İnsanoğlu ne çok şey yaşıyor yeryüzün de ve ne gariptir ki buna da dayanıyor
Sorunlar oluyor üzülüyoruz çırpınıyor yıkılıyoruz sonrasın da bir bebek gibi çaresiz kaldığımızı düşün düğümüz bir an kalkıyor yürüyor ve unutuyoruz yaşananları.
Belki unutmuyor ama öyle davranıyoruz üzüntüye karşı savunma mekanizmamız çalışıyor.
Bir deprem yaşadık yurdumuz da kâinatın oyunları bunlar deprem, sel vb bu olaylar çok acı olsa da bir zaman sonra hiç olmamış gibi davranılıyor.
Tedbir alınıyor mu?
Ders alındımı?
En azın dan biz evimiz de ne yaptık geçen depremden bu yana
Bir sene için de aldığımız ev uygun mu?
Oturduğumuz kiralık dairemiz?
Yoksa bütçemize göre mi kiraladık ve aldık.
Aslın da bunlar bitmeyen sorular kendimizle ilgili fakat toplum olarak artık bir şeyler yapma zamanı geldi ve geçiyor.
Denetim hataları deniyor, arz taleptir bana göre uygun olmayan evinize ruhsat alıyorsanız bu suç en çok sizindir.
Sizin sevdikleriniz acı çekince denetimci için çok önemli olmayacaktır.

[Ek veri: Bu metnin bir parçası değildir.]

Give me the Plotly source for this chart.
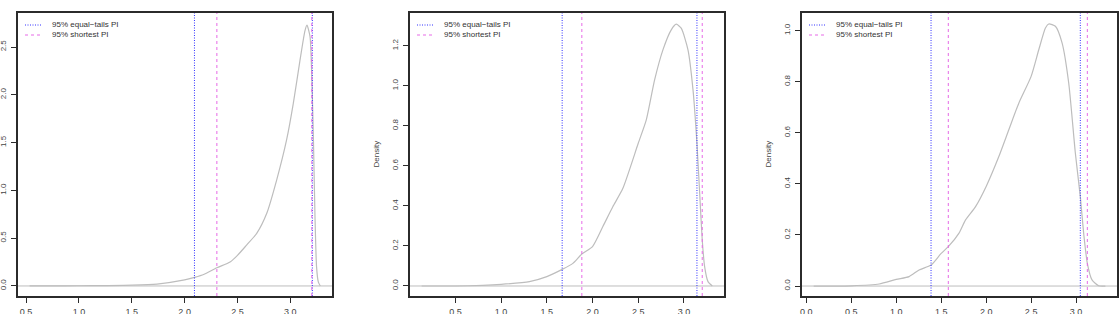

Müteahhit iseniz binanız yıkıldığın da canlar gidince sizin insani temelleriniz de yıkılmış demektir
Bu zincirleme bir kara düzen. Para konuşunca nefis susar sözü olmasın artık dileğimiz.
Biz evimizi özenle almalı satan da önce binanın nasıl olması gerekiyorsa olmasına özen göstermelidir.
Kuralsızlık ve ihmal ölümle sonuçlana biliyor.
Canlar yanmasın artık.
Japonlar
Siz insanlar ölmeyince başarı sayıyorsunuz, biz ise evler yıkılmayınca başarı sayıyoruz demelerin deki gerçek payı çok.
Bizim yurdumuz deprem bölgesin de bu gerçek hayal ürünü hikâyeler gibi bir hafta da unutulmamalı çünkü ölen canlar kelebek değildiler yaşasalar bir haftadan çok sevdikleriyle olacaklardı.
Davalar açılıyor ama ben soruyorum herkes suçlu olsa ne yazar.
Kim öğretmenlerimizi geri verecek sevdiklerine ve çocuklarımıza bu ülkede bir öğretmen kolay olmuyor bu gençler.
Öğretmenler günü yaklaşırken toprağa verdiğimiz öğretmenlerimize Allahtan rahmet diliyorum.
Van halkına da sabrınız selametiniz olsun diliyorum.